To help bridge this gap, Reddy and her colleagues designed two task-based experiments that aimed to record single neurons in the human brain. Achieving this level of neural resolution requires the implantation of electrodes into the brain, which is an invasive procedure that cannot be performed on people under normal circumstances. For this reason, Reddy’s team invited human patients with epilepsy, who received these implants for clinical reasons unrelated to the study, to volunteer for the project.
“These patients have severe, drug-resistant epilepsy and are awaiting surgery,” Reddy said. “Part of the pre-surgical procedure involves implanting electrodes in the brain to monitor seizure activity. Once the electrodes are inserted in the brain, we ask the patients if they are willing to participate in short experiments for us, and we can record from single neurons to test different hypotheses.”
In the first experiment, Reddy and her colleagues asked nine of these participating patients to memorize a short visual sequence that included images such as a flower, a bird, and Barack Obama. The participants repeatedly watched the sequence in order; then, at random times, the experiment was paused and the patients were quizzed about the next image in the sequence. Their neural responses were monitored, revealing that time cells in their brains were firing at specific moments throughout the experiment.
In the second experiment, a group of six patients viewed and memorized the same sequence and also learned to anticipate the next image in the pattern. This time, Reddy and her colleagues occasionally paused the sequence for 10 seconds and provided no other feedback. During the brief gaps, as the patients waited for the sequence to resume, the time cells in their brains were still actively processing their temporal experience despite the lack of external stimuli or events.
“It was already pretty cool to see evidence for temporal coding when the participants were learning the sequential order of a list of items,” as demonstrated in the first experiment, Reddy said. But the revelation that time cells still fired at particular moments during the gap periods suggests “a representation of an internal or inherent flow of time, that was not driven by something going on in the external world,” she added.
“Finally, we also found that by looking at the entire group of neurons (so not just single neurons, but the population), we could decode or read out which temporal interval the patient was currently in,” Reddy noted.
The team’s findings support compelling evidence for hippocampal time cells in rodent trails, and demonstrate that human brains also use this area of the brain to process sequential order and store episodic memories.
“While I was looking through our data and finding evidence for temporal coding in humans, I have to admit I was pretty excited!” Reddy said.

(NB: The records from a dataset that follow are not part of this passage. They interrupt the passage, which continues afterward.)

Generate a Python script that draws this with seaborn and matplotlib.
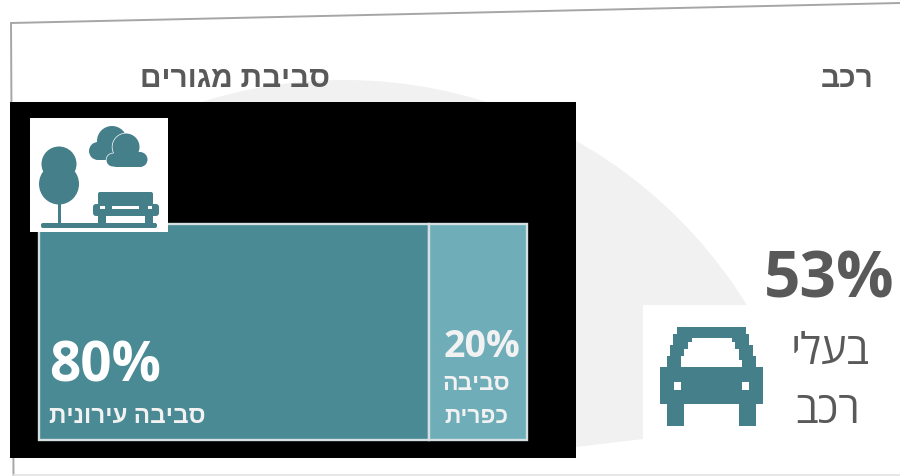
import matplotlib
matplotlib.use("Agg")
import matplotlib.pyplot as plt
import pandas as pd
import seaborn as sns
from matplotlib.patches import Circle, Ellipse, FancyBboxPatch, Polygon, Rectangle

# Values
environment_keys = ["urban", "rural"]
environment_shares = [80, 20]
environment_names = ["סביבה עירונית", "סביבה\nכפרית"]
car_owner_share = 53
title_environment = "סביבת מגורים"
title_car = "רכב"
car_owner_lines = ["בעלי", "רכב"]

TEAL = "#4a8a94"
TEAL_LIGHT = "#6fadb9"
ICON = "#447f8a"
INK = "#595959"
FONTS = ["Open Sans", "Liberation Sans", "DejaVu Sans"]

sns.set_theme(style="white")
plt.rcParams["font.family"] = FONTS

W, H = 900, 476
fig = plt.figure(figsize=(W / 100, H / 100), dpi=100, facecolor="white")


def rtl(text):
    """matplotlib lays text out left to right, so Hebrew goes in visual order."""
    return "\n".join(line[::-1] for line in text.split("\n"))


# Pixel-addressed backdrop layer
bg = fig.add_axes([0, 0, 1, 1], zorder=0)
bg.set_xlim(0, W)
bg.set_ylim(H, 0)
bg.axis("off")

bg.add_patch(Circle((344, 553), 473, fc="#f1f1f1", ec="none", zorder=1))
# White masks trim the disc to its visible wedge
bg.add_patch(Polygon([(0, 476), (0, 447), (576, 447), (643, 439), (900, 439), (900, 476)],
                     closed=True, fc="white", ec="none", zorder=2))
bg.add_patch(Rectangle((0, 0), 10, H, fc="white", ec="none", zorder=2))
bg.add_patch(Rectangle((643, 305), W - 643, 135, fc="white", ec="none", zorder=2))
bg.plot([11, 13.5], [23, 476], color="#a6a6a6", lw=1.4, zorder=3)
bg.plot([11, 900], [23, 3], color="#a6a6a6", lw=1.4, zorder=3)
bg.plot([13, 900], [475, 475], color="#e3e3e3", lw=1.2, zorder=3)
bg.add_patch(Rectangle((10, 102), 566, 356, fc="black", ec="none", zorder=4))

# Stacked bar of the two residential environments; histplot stacks the last hue first
ax = fig.add_axes([39 / W, 1 - 440 / H, 488 / W, 216 / H], zorder=1)
ax.patch.set_alpha(0)
frame = pd.DataFrame(
    {"row": ["all", "all"], "kind": environment_keys, "share": environment_shares}
)
sns.histplot(
    data=frame, y="row", hue="kind", hue_order=environment_keys[::-1], weights="share",
    multiple="stack", discrete=True, shrink=1, alpha=1, legend=False, ax=ax,
    palette={"urban": TEAL, "rural": TEAL_LIGHT}, edgecolor="#d5e0e2", linewidth=1.7,
    clip_on=False,
)
ax.set_xlim(0, 100)
ax.set_ylim(-0.5, 0.5)
ax.set_xlabel("")
ax.set_ylabel("")
ax.set_xticks([])
ax.set_yticks([])
for spine in ax.spines.values():
    spine.set_visible(False)

# Icon and text layer
top = fig.add_axes([0, 0, 1, 1], zorder=2)
top.set_xlim(0, W)
top.set_ylim(H, 0)
top.axis("off")
top.patch.set_alpha(0)

top.add_patch(Rectangle((30, 118), 138, 114, fc="white", ec="none"))

# Tree
top.add_patch(Circle((59, 164), 17.5, fc=ICON, ec="none"))
top.add_patch(Ellipse((59, 184), 40, 41, fc=ICON, ec="none"))
top.add_patch(Rectangle((58, 200), 3, 25, fc=ICON, ec="none"))
top.add_patch(FancyBboxPatch((41, 223), 116, 5, boxstyle="round,pad=0,rounding_size=2", fc=ICON, ec="none"))
# Bench
top.add_patch(FancyBboxPatch((98, 192), 55, 13, boxstyle="round,pad=0,rounding_size=2", fc=ICON, ec="none"))
top.add_patch(FancyBboxPatch((93, 204), 66, 12, boxstyle="round,pad=0,rounding_size=3", fc=ICON, ec="none"))
top.add_patch(Rectangle((98, 214), 8, 10, fc=ICON, ec="none"))
top.add_patch(Rectangle((145, 214), 8, 10, fc=ICON, ec="none"))
for x0, x1 in [(100, 105), (112, 139), (148, 152)]:
    top.add_patch(Rectangle((x0, 205.5), x1 - x0, 3.5, fc="white", ec="none"))
# Clouds: back one first, then a thin white halo and the front one
for cx, cy, r in [(112, 141, 15), (98, 151, 9), (118, 150, 9)]:
    top.add_patch(Circle((cx, cy), r, fc=ICON, ec="none"))
top.add_patch(Rectangle((98, 148), 20, 12, fc=ICON, ec="none"))
for cx, cy, r, col in [(126, 147, 14.2, "white"), (113, 160, 7.2, "white"),
                       (126, 147, 13.5, ICON), (113, 160, 6.5, ICON), (140, 159.5, 7.5, ICON)]:
    top.add_patch(Circle((cx, cy), r, fc=col, ec="none"))
top.add_patch(FancyBboxPatch((113, 152), 28, 15, boxstyle="round,pad=0,rounding_size=3", fc=ICON, ec="none"))

# Car
car_outer = [(660, 367), (667, 367), (667, 356), (670, 356), (670, 345), (673, 345), (673, 334),
             (677, 334), (677, 327), (746, 327), (746, 334), (749, 334), (749, 345), (753, 345),
             (753, 356), (756, 356), (756, 367), (763, 367), (763, 404), (756, 404), (756, 426),
             (739, 426), (739, 404), (684, 404), (684, 426), (667, 426), (667, 404), (660, 404)]
car_window = [(681, 367), (681, 356), (684, 356), (684, 349), (688, 349), (688, 342), (692, 342),
              (692, 338), (732, 338), (732, 342), (735, 342), (735, 349), (739, 349), (739, 360),
              (742, 360), (742, 367)]
top.add_patch(Polygon(car_outer, closed=True, fc=ICON, ec="none"))
top.add_patch(Polygon(car_window, closed=True, fc="white", ec="none"))
top.add_patch(Rectangle((674, 382), 7, 8, fc="white", ec="none"))
top.add_patch(Rectangle((742, 382), 7, 8, fc="white", ec="none"))

# Text
def label(x, y, text, size, color, weight="normal"):
    top.text(x, y, text, fontsize=size, color=color, fontweight=weight, ha="center",
             va="center", family=FONTS)


label(235, 79, rtl(title_environment), 21.5, INK, "bold")
label(847, 79, rtl(title_car), 21.5, INK, "bold")
label(829, 281, f"{car_owner_share}%", 46, INK, "bold")
label(830, 353, rtl(car_owner_lines[0]), 31, INK)
label(828, 412, rtl(car_owner_lines[1]), 31, INK)
label(105, 367, f"{environment_shares[0]}%", 39.5, "white", "bold")
label(127, 417, rtl(environment_names[0]), 17.5, "#f2f2f2", "bold")
label(482, 347, f"{environment_shares[1]}%", 27, "#f2f2f2", "bold")
rural_lines = environment_names[1].split("\n")
label(476, 384, rtl(rural_lines[0]), 16.5, "#f2f2f2", "bold")
label(476, 417, rtl(rural_lines[1]), 16.5, "#f2f2f2", "bold")

fig.savefig("out.png", dpi=100, facecolor="white")
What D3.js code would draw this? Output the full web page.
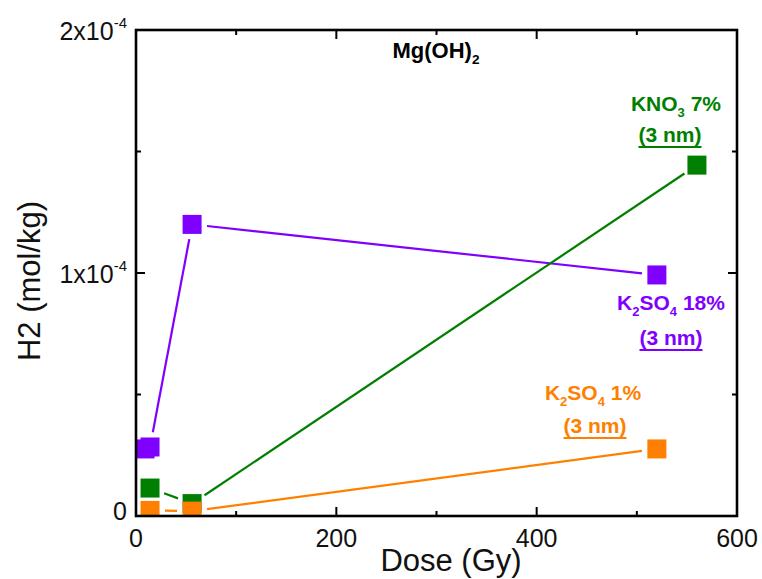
<!DOCTYPE html>
<html><head><meta charset="utf-8">
<script src="https://cdn.jsdelivr.net/npm/d3@7"></script>
<style>body{margin:0;background:#fff}svg{display:block;font-family:Arial,"Liberation Sans",sans-serif}</style>
</head><body>
<svg id="chart" width="762" height="579"></svg>
<script>
// ---- data ----
const xTicksMajor = [0, 200, 400, 600];
const xTicksMinor = [100, 300, 500];
const yTicksMajor = [0, 1e-4, 2e-4];
const yTicksMinor = [0.5e-4, 1.5e-4];
const yTickLabels = ["0", "1x10", "2x10"];

const purpleDose = [9, 14, 56, 520];
const purpleH2   = [0.276e-4, 0.284e-4, 1.20e-4, 0.992e-4];
const greenDose  = [14, 56, 560];
const greenH2    = [0.115e-4, 0.051e-4, 1.444e-4];
const orangeDose = [14, 56, 520];
const orangeH2   = [0.023e-4, 0.020e-4, 0.276e-4];

const seriesNames  = ["K2SO4 18%", "KNO3 7%", "K2SO4 1%"];
const seriesColors = ["#8000ff", "#007f00", "#ff8000"];

// ---- layout ----
const svg = d3.select("#chart");
const L = 136, R = 737, T = 30, B = 516;
const x = d3.scaleLinear().domain([0, 600]).range([L, R]);
const y = d3.scaleLinear().domain([0, 2e-4]).range([B, T]);

svg.append("defs").append("clipPath").attr("id", "clip")
  .append("rect").attr("x", L).attr("y", T).attr("width", R - L).attr("height", B - T);

const series = [
  {dose: purpleDose, h2: purpleH2, color: seriesColors[0]},
  {dose: greenDose, h2: greenH2, color: seriesColors[1]},
  {dose: orangeDose, h2: orangeH2, color: seriesColors[2]}
];

const plot = svg.append("g").attr("clip-path", "url(#clip)");
const gap = 15, msize = 19;
series.forEach(s => {
  const pts = s.dose.map((d, i) => [x(d), y(s.h2[i])]);
  for (let i = 0; i < pts.length - 1; i++) {
    const [x1, y1] = pts[i], [x2, y2] = pts[i + 1];
    const len = Math.hypot(x2 - x1, y2 - y1);
    if (len <= 2 * gap) continue;
    const ux = (x2 - x1) / len, uy = (y2 - y1) / len;
    plot.append("line")
      .attr("x1", x1 + ux * gap).attr("y1", y1 + uy * gap)
      .attr("x2", x2 - ux * gap).attr("y2", y2 - uy * gap)
      .attr("stroke", s.color).attr("stroke-width", 2.2);
  }
});
series.forEach(s => {
  plot.selectAll(null).data(s.dose.map((d, i) => [d, s.h2[i]])).enter()
    .append("rect")
    .attr("x", d => x(d[0]) - msize / 2).attr("y", d => y(d[1]) - msize / 2)
    .attr("width", msize).attr("height", msize)
    .attr("fill", s.color);
});

// ---- axes (ticks inward, mirrored) ----
const ax = svg.append("g").attr("stroke", "#000").attr("stroke-width", 2);
const majLen = 9, minLen = 5;
xTicksMajor.concat(xTicksMinor).forEach(v => {
  const len = xTicksMajor.includes(v) ? majLen : minLen;
  ax.append("line").attr("x1", x(v)).attr("x2", x(v)).attr("y1", B).attr("y2", B - len);
  ax.append("line").attr("x1", x(v)).attr("x2", x(v)).attr("y1", T).attr("y2", T + len);
});
yTicksMajor.concat(yTicksMinor).forEach(v => {
  const len = yTicksMajor.includes(v) ? majLen : minLen;
  ax.append("line").attr("y1", y(v)).attr("y2", y(v)).attr("x1", L).attr("x2", L + len);
  ax.append("line").attr("y1", y(v)).attr("y2", y(v)).attr("x1", R).attr("x2", R - len);
});
svg.append("rect").attr("x", L).attr("y", T).attr("width", R - L).attr("height", B - T)
  .attr("fill", "none").attr("stroke", "#000").attr("stroke-width", 2.6);

// x tick labels
svg.selectAll(null).data(xTicksMajor).enter().append("text")
  .attr("x", d => x(d)).attr("y", 547).attr("text-anchor", "middle")
  .attr("font-size", 25).attr("fill", "#111").text(d => d);

// y tick labels
yTicksMajor.forEach((v, i) => {
  const t = svg.append("text").attr("x", 127).attr("text-anchor", "end")
    .attr("font-size", 25).attr("fill", "#111");
  if (v === 0) {
    t.attr("y", 520).text(yTickLabels[i]);
  } else {
    t.attr("y", y(v) + 10);
    t.append("tspan").text(yTickLabels[i]);
    t.append("tspan").attr("font-size", 15).attr("dy", -12).text("-4");
  }
});

// axis titles
svg.append("text").attr("x", 451).attr("y", 571).attr("text-anchor", "middle")
  .attr("font-size", 31).attr("fill", "#111").text("Dose (Gy)");
svg.append("text").attr("transform", "translate(40,281) rotate(-90)")
  .attr("text-anchor", "middle").attr("font-size", 31).attr("fill", "#111").text("H2 (mol/kg)");

// annotations
function chem(parts, cx, by, color, size) {
  const t = svg.append("text").attr("x", cx).attr("y", by).attr("text-anchor", "middle")
    .attr("font-size", size).attr("font-weight", "bold").attr("fill", color);
  let lowered = false;
  parts.forEach(p => {
    const ts = t.append("tspan").text(p.s);
    if (p.sub) {
      ts.attr("font-size", size * 0.62).attr("dy", lowered ? 0 : 6);
      lowered = true;
    } else {
      if (lowered) ts.attr("dy", -6);
      lowered = false;
    }
  });
  return t;
}
function underlined(txt, cx, by, color, size) {
  const t = svg.append("text").attr("x", cx).attr("y", by).attr("text-anchor", "middle")
    .attr("font-size", size).attr("font-weight", "bold").attr("fill", color).text(txt);
  const bb = t.node().getBBox();
  svg.append("line").attr("x1", bb.x).attr("x2", bb.x + bb.width)
    .attr("y1", by + 5).attr("y2", by + 5).attr("stroke", color).attr("stroke-width", 1.8);
}
chem([{s: "Mg(OH)"}, {s: "2", sub: true}], 436, 58, "#000", 22);
chem([{s: "KNO"}, {s: "3", sub: true}, {s: " 7%"}], 676, 111, seriesColors[1], 21);
underlined("(3 nm)", 670, 142, seriesColors[1], 21);
chem([{s: "K"}, {s: "2", sub: true}, {s: "SO"}, {s: "4", sub: true}, {s: " 18%"}], 671, 310, seriesColors[0], 21);
underlined("(3 nm)", 671, 345, seriesColors[0], 21);
chem([{s: "K"}, {s: "2", sub: true}, {s: "SO"}, {s: "4", sub: true}, {s: " 1%"}], 593, 400, seriesColors[2], 21);
underlined("(3 nm)", 595, 433, seriesColors[2], 21);
</script>
</body></html>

“In the near future, it will be important to understand the temporal precision at which temporal information is represented in these neurons,” she continued. For instance: do different time cells encode events with long and short durations? Can time cells adapt to different temporal scales depending on context?
Reddy and her colleagues hope to resolve some of these questions with new experiments that further narrow down the intricate processes that underpin our sense of time. Though we may take this ability of “mental time travel” for granted, our conception of the flow of time is a fundamental part of the shared human experience of reality, which is reason enough to try to unravel its secrets.
“I think a big question here is to ultimately understand how memories are encoded,” Reddy said. “Episodic memory in particular is the memory of what happened, when, and where. Time cells could provide the scaffolding for representing the ‘when.’ Emerging evidence suggests that the same hippocampal neurons might also encode the ‘where’ and the ‘what,’ providing a broader framework for encoding memories.”
“Understanding the mechanisms for encoding time and memory will be an important area of research,” she concluded.